Au-delà des primes, le Gouvernement introduit des mesures incitatives à plus long terme. Les praticiens hospitaliers voient leur durée minimale d’engagement réduite à un an, tout en conservant une indemnité équivalente à sept mois de salaire. Les praticiens contractuels, eux, pourront bénéficier d’une année d’ancienneté supplémentaire s’ils restent trois ans en poste. Par ailleurs, les règles de recrutement sont temporairement assouplies pour faciliter l’arrivée de renforts.

Des doutes sur l’impact réel dans un contexte de crise globale

CHM, urgences, maternité, pénuries
Les données récentes indiquent que le taux de turnover du personnel médical à Mayotte demeure très élevé, bien au-dessus de la moyenne nationale, en grande partie en raison de conditions de travail difficiles et d’un contexte insulaire pesant.

Si ces annonces sont saluées dans leur intention, elles ne dissipent pas toutes les inquiétudes. Les professionnels de santé alertent sur les difficultés persistantes : surcharge de travail, isolement géographique, conditions d’accueil parfois précaires et dysfonctionnements structurels du système de santé local.

Du côté du Centre Hospitalier de Mayotte (CHM), la direction confirme avoir pris connaissance des décrets, tout en soulignant leur publication en pleine période de vacances scolaires. « Beaucoup de soignants sont absents, et des questions restent en suspens, notamment sur la mise en œuvre concrète des mesures concernant les médecins », précise-t-elle. À ce stade, aucune réaction formelle n’a été émise par la communauté médicale, même si « une prise de position pourrait venir des sages-femmes ». Le CHM indique avoir engagé un dialogue avec le président de la Commission médicale d’établissement (CME) afin de centraliser les interrogations et les retours du personnel hospitalier.

Des incitations qui devront s’accompagner d’investissements durables

Si les mesures financières sont globalement bien accueillies, de nombreux professionnels rappellent qu’elles ne pourront suffire à endiguer durablement la crise.

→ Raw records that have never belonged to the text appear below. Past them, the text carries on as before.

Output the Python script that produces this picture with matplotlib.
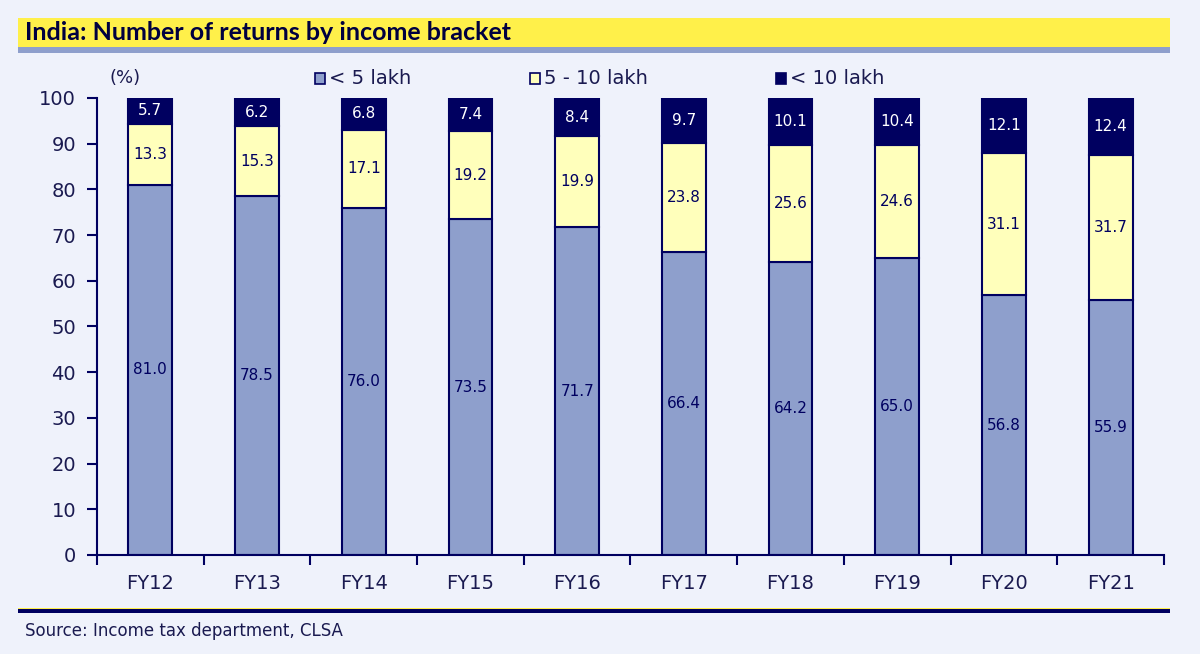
import matplotlib
import numpy as np
from matplotlib import pyplot as plt
from matplotlib.patches import Rectangle

matplotlib.use("Agg")

years = ["FY12", "FY13", "FY14", "FY15", "FY16", "FY17", "FY18", "FY19", "FY20", "FY21"]
below_5 = [81.0, 78.5, 76.0, 73.5, 71.7, 66.4, 64.2, 65.0, 56.8, 55.9]
from_5_to_10 = [13.3, 15.3, 17.1, 19.2, 19.9, 23.8, 25.6, 24.6, 31.1, 31.7]
above_10 = [5.7, 6.2, 6.8, 7.4, 8.4, 9.7, 10.1, 10.4, 12.1, 12.4]
series_names = ["< 5 lakh", "5 - 10 lakh", "< 10 lakh"]

bg = "#EFF2FB"
navy = "#000060"
colors = ["#8E9FCC", "#FFFFBB", navy]
text_colors = [navy, navy, "white"]

plt.rcParams["font.family"] = ["DejaVu Sans"]

fig = plt.figure(figsize=(12, 6.54), dpi=100, facecolor=bg)
ax = fig.add_axes([0.0808, 0.1514, 0.8892, 0.6988])
ax.set_facecolor(bg)

x = np.arange(len(years))
bottom = np.zeros(len(years))
for values, color, tcolor in zip([below_5, from_5_to_10, above_10], colors, text_colors):
    values = np.array(values)
    ax.bar(x, values, width=0.41, bottom=bottom, color=color, edgecolor=navy, linewidth=1.5)
    for xi, b, v in zip(x, bottom, values):
        ax.text(xi, b + v / 2, f"{v:.1f}", ha="center", va="center", fontsize=11, color=tcolor)
    bottom = bottom + values

ax.set_xlim(-0.5, len(years) - 0.5)
ax.set_ylim(0, 100)
ax.set_yticks(range(0, 101, 10))
ax.set_xticks(x)
ax.set_xticklabels(years)
ax.set_xticks(np.arange(-0.5, len(years)), minor=True)
ax.tick_params(axis="x", which="major", length=0, pad=14, labelsize=14, labelcolor="#1a1a50")
ax.tick_params(axis="x", which="minor", length=7, width=1.5, color=navy, direction="out")
ax.tick_params(axis="y", length=7, width=1.5, color=navy, labelsize=14, labelcolor="#1a1a50", pad=8)
for side in ["top", "right"]:
    ax.spines[side].set_visible(False)
for side in ["left", "bottom"]:
    ax.spines[side].set_color(navy)
    ax.spines[side].set_linewidth(1.5)

# header band
fig.patches.append(Rectangle((18 / 1200, 1 - 47 / 654), 1152 / 1200, 29 / 654, transform=fig.transFigure,
                             facecolor="#FFF04A", edgecolor="none"))
fig.patches.append(Rectangle((18 / 1200, 1 - 53 / 654), 1152 / 1200, 6 / 654, transform=fig.transFigure,
                             facecolor="#8E9FCC", edgecolor="none"))
fig.text(25 / 1200, 1 - 33 / 654, "India: Number of returns by income bracket", fontsize=18, fontweight="bold",
         family=["Lato", "DejaVu Sans"], color="#000040", va="center", ha="left")

# footer rule
fig.patches.append(Rectangle((18 / 1200, 1 - 613 / 654), 1152 / 1200, 4 / 654, transform=fig.transFigure,
                             facecolor=navy, edgecolor="none"))
fig.patches.append(Rectangle((18 / 1200, 1 - 609 / 654), 1152 / 1200, 1.5 / 654, transform=fig.transFigure,
                             facecolor="#FFF04A", edgecolor="none"))
fig.text(25 / 1200, 1 - 631 / 654, "Source: Income tax department, CLSA", fontsize=12, color="#1a1a50",
         va="center", ha="left")

# unit label and legend
fig.text(110 / 1200, 1 - 78 / 654, "(%)", fontsize=13, color="#1a1a50", va="center", ha="left")
legend_x = [315, 530, 776]
for lx, name, color in zip(legend_x, series_names, colors):
    fig.patches.append(Rectangle((lx / 1200, 1 - 84 / 654), 10 / 1200, 11 / 654, transform=fig.transFigure,
                                 facecolor=color, edgecolor=navy, linewidth=1.2))
    fig.text((lx + 14) / 1200, 1 - 78 / 654, name, fontsize=14, color="#1a1a50", va="center", ha="left")

fig.savefig("out.png", dpi=100, facecolor=bg)
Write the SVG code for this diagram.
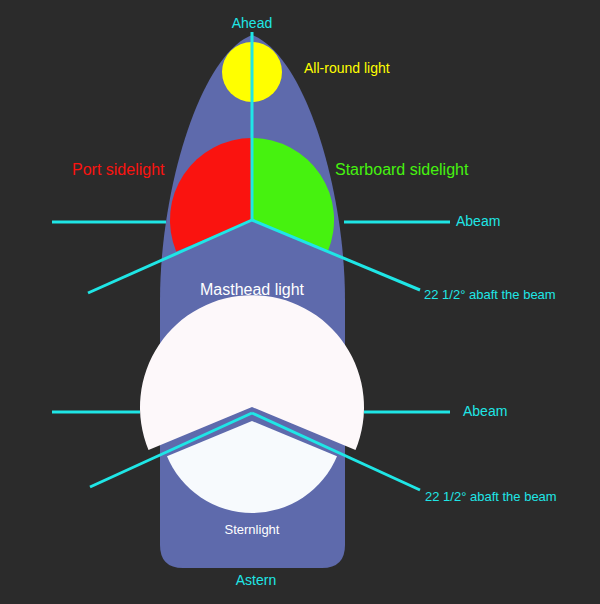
<svg xmlns="http://www.w3.org/2000/svg" width="600" height="604" viewBox="0 0 600 604">
<style>
.c{stroke:#1fe6e6;stroke-width:3;fill:none}
text{font-family:"Liberation Sans",Arial,sans-serif}
</style>
<rect width="600" height="604" fill="#2b2b2b"/>
<g id="hull"><path d="M252,35 C200,55 160,190 160,300 L160,545 Q160,568 183,568 L322,568 Q345,568 345,545 L345,300 C345,190 305,55 252,35 Z" fill="#5e6aac"/></g>
<g id="allround"><circle cx="252" cy="72" r="30" fill="#ffff00"/></g>
<g id="port"><path d="M252,220 L252,138 A82,82 0 0 0 176.2,251.4 Z" fill="#fa130f"/></g>
<g id="starboard"><path d="M252,220 L252,138 A82,82 0 0 1 327.8,251.4 Z" fill="#46f20f"/></g>
<g id="masthead"><path d="M252,407 L148.5,450 A112,112 0 1 1 355.5,450 Z" fill="#fdf8fa"/></g>
<g id="sternlight"><path d="M252,421 L167,456.2 A92,92 0 0 0 337,456.2 Z" fill="#f7fafd"/></g>
<g id="connectors">
<line class="c" x1="252" y1="32" x2="252" y2="220"/>
<line class="c" x1="252" y1="220" x2="88" y2="293"/>
<line class="c" x1="252" y1="220" x2="420" y2="290"/>
<line class="c" x1="52" y1="222" x2="166" y2="222"/>
<line class="c" x1="344" y1="222" x2="450" y2="222"/>
<line class="c" x1="52" y1="412" x2="140" y2="412"/>
<line class="c" x1="364" y1="412" x2="450" y2="412"/>
<line class="c" x1="252" y1="413" x2="90" y2="487"/>
<line class="c" x1="252" y1="413" x2="420" y2="490"/>
</g>
<g id="labels" font-size="14">
<text x="252" y="28" fill="#1fe6e6" text-anchor="middle">Ahead</text>
<text x="304" y="73" fill="#ffff00">All-round light</text>
<text x="72" y="175" fill="#fa130f" font-size="16">Port sidelight</text>
<text x="335" y="175" fill="#46f20f" font-size="16">Starboard sidelight</text>
<text x="456" y="226" fill="#1fe6e6">Abeam</text>
<text x="252" y="295" fill="#ffffff" font-size="16" text-anchor="middle">Masthead light</text>
<text x="424" y="299" fill="#1fe6e6" font-size="13">22 1/2° abaft the beam</text>
<text x="463" y="416" fill="#1fe6e6">Abeam</text>
<text x="425" y="501" fill="#1fe6e6" font-size="13">22 1/2° abaft the beam</text>
<text x="252" y="534" fill="#ffffff" font-size="13" text-anchor="middle">Sternlight</text>
<text x="256" y="585" fill="#1fe6e6" text-anchor="middle">Astern</text>
</g>
</svg>
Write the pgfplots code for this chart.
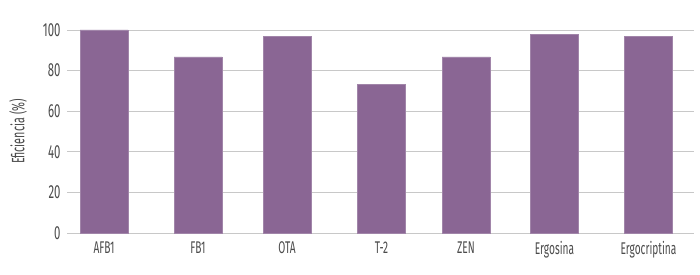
\documentclass[border=0pt]{standalone}
\usepackage{fontspec}
\setmainfont{Fira Sans}[FakeStretch=0.6]
\usepackage{pgfplots}
\pgfplotsset{compat=1.18}
\definecolor{barc}{RGB}{138,102,148}
\definecolor{txt}{RGB}{75,75,75}
\definecolor{gridc}{RGB}{200,200,200}
\begin{document}
\begin{tikzpicture}
\begin{axis}[
  scale only axis,
  width=627bp, height=203bp,
  xmin=0, xmax=627,
  ymin=0, ymax=100,
  ytick={0,20,40,60,80,100},
  xtick=data,
  xticklabels={AFB1,FB1,OTA,T-2,ZEN,Ergosina,Ergocriptina},
  axis line style={draw=none},
  tick style={draw=none},
  ymajorgrids,
  grid style={gridc, line width=0.8pt},
  /pgf/number format/assume math mode=true,
  yticklabel style={font=\fontsize{19}{21}\selectfont, text=txt, xshift=-3bp},
  xticklabel style={font=\fontsize{17}{19}\selectfont, text=txt, yshift=-5bp},
  ylabel={Eficiencia (\%)},
  ylabel style={font=\fontsize{18}{20}\selectfont, text=txt, yshift=9bp},
  clip=false,
]
\addplot[ybar, bar width=48bp, fill=barc, draw=barc!80!white] coordinates {
  (37,100) (131,86.7) (220,96.9) (314.5,73.1) (399,86.7) (487.5,97.7) (581.5,96.9)
};
\end{axis}
\path (-67bp,-42bp) rectangle (633bp,233bp);
\end{tikzpicture}
\end{document}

L’attractivité du territoire dépend aussi d’un ensemble de conditions de vie bien au-delà du cadre strictement professionnel.

Mayotte, carte, site, nouvel hôpital, Combani, CHM
Avant le passage du cyclone Chido, les travaux pour la construction du deuxième hôpital à Combani devaient débuter en 2028. Ce futur établissement, avec 400 lits et une maternité de niveau 2B, vise à désengorger le Centre Hospitalier de Mamoudzou, renforcer les spécialités et améliorer l’offre de soins sur le département.

Mayotte ne dispose que d’un seul hôpital pour plus de 321.000 habitants d’après les dernières données de l’Insee. Les services sont sous forte pression, notamment les maternités, régulièrement saturées. Certaines patientes doivent être transférées au centre hospitalier de Mamoudzou ou accouchent dans des conditions précaires. L’accès à certaines spécialités reste par ailleurs limité, en raison du manque de personnel ou d’équipements adaptés.

Le quotidien, lui aussi, reste particulièrement difficile. La crise de l’eau perdure, les coupures d’électricité sont fréquentes, les commerces parfois peu approvisionnés. Les embouteillages sont quotidiens, l’offre de logements reste largement insuffisante, et le manque de places dans les écoles complique l’installation des familles. Le tout dans un climat d’insécurité que certains soignants disent ressentir jusque dans les abords mêmes des structures de santé.

« Les primes permettent de faire venir du monde, mais pas forcément de les garder », confie une infirmière en poste au CHM depuis plusieurs années. « Les difficultés au quotidien comme trouver un logement, la crise de l’eau, l’insécurité, les embouteillages partout, tout cela peut faire qu’on n’a pas envie de rester à Mayotte à long terme. Beaucoup de collègues repartent au bout de quelques semaines ».